Monday, July 30, 2012



Five things we learned from… Clean Energy Week

by Giles Parkinson

The principal theme of the Clean Energy Week conference in Sydney was the protection of the Renewable Energy Target. At first blush, that was achieved, with each of the major parties declaring their support. But support for what, exactly? The question lingers as to whether that was 41,00 gigawatt hours of renewable energy inscribed in the legislation, to add to the 15,000GWh of mostly hydro that was built previously, or a notional percentage that is being pushed for by some parties.
Climate Change Minister Combet said it was the legislation he was defending, but despite numerous prompts couldn’t bring himself to say the words "41,000." Coalition energy spokesman Ian Macfarlane was more evasive, saying only 20 per cent, but wouldn’t say 20 per cent of what.
For many at the conference, this left lingering concerns that the RET could yet be tampered with. The fixed target has already been reduced once to account for larger than expected deployment of rooftop solar.

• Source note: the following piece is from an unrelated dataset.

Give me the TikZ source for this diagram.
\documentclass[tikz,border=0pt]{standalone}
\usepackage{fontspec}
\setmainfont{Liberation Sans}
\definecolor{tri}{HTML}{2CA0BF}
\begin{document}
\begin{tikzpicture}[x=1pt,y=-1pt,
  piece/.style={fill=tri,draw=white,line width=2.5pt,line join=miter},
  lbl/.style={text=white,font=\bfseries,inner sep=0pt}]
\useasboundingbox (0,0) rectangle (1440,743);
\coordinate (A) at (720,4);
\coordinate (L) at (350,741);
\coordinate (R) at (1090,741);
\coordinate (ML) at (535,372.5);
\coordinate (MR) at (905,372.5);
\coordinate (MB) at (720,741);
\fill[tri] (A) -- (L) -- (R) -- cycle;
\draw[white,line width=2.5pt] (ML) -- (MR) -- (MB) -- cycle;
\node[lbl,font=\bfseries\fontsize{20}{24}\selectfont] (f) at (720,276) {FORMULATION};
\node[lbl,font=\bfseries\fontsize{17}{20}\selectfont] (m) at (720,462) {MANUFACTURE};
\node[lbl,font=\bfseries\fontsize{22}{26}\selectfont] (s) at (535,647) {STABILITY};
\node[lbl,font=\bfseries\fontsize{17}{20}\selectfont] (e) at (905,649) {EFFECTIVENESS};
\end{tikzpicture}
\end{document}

Could that happen again? Would the demand equation come into play?
Some wondered why the clean energy industry doesn’t take a leaf out of the mining and the high emitting industries and push aggressively for an even higher target. That could serve two purposes – to develop a longer-term narrative about a clean energy future (after all, the move to decarbonisation does not stop in 2020), rather than being defensive about a policy which is being painted  in many quarters as expensive and pointless. And to give them negotiating room to manoeuvre. Perhaps what the industry needs is a Mitch Hooke-type character scaring the daylights out of Australians on the prospects for the country if it did not embrace wind and solar.